Guys I hope someone can help here. I need a new pair of these grill however OPGI nor ames performance sell this product. I have no idea if still reproduce. Any suggestions?
Here is the pic of how it looks like.


----------



## Instg8ter (Sep 28, 2010)

You will probably have to find them off a donor car, not much demand for them to make. Whats wrong with yours , they look pretty good.


----------



## jmt455 (Mar 26, 2012)

I would try Frank's Pontiac Parts: Frank's Pontiac Parts


----------



## chui1980 (Jun 5, 2013)

I have tried everyone. The only people that have them is billions and trillions. Refurbished for 375.00 plus shipping. Mines are crack and no longer have headlight bolts clips


----------



## ALKYGTO (Mar 29, 2010)

Refurbished for $375? That sounds decent to me.

Try buying a 71 Cuda' grill. :jawDrop:

If the grills they offer are "refurbished" maybe see if they will give you a credit for your existing grills.

You have a beautiful Custom S there, I would say the investment in the grills would not be wasted money......


----------



## Jared (Apr 19, 2013)

I agree with the above. You are running into the same problem I have finding trim parts that are unique to the LeMans and not shared with the GTO. It took me over a year to find a side marker lens for mine. I found mine on classicnosparts.com. They were very good to deal with but their inventory is limited.
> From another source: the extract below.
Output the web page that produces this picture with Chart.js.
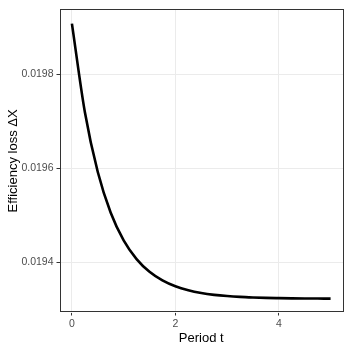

The plus is if they happen toi have what you need, their parts are factory direct NOS. I checked his inventory and they do not have the grills for your car either. I would say if you found someone that has what you need, you have no choice but to go with it.


----------



## chui1980 (Jun 5, 2013)

ALKYGTO thanks for the comment. It never occur to me about credit for the old ones. I will look in to that. Also thanks for all members that share some input.


----------



## Instg8ter (Sep 28, 2010)

show some pics of the bad spots on your grille, you may be able to re-furbish it yourself for minimal cost.


----------



## chui1980 (Jun 5, 2013)

Whoooooooooooooeeeeeeeeeeeeeee. I just found them on ebay for 40.00 each seller has 100% feedback and no major signs of damage. Talk about luck huh!


----------



## Instg8ter (Sep 28, 2010)

Sourcing parts on a budget is half the fun of a resto...snatch them up you won't find them any cheaper.


----------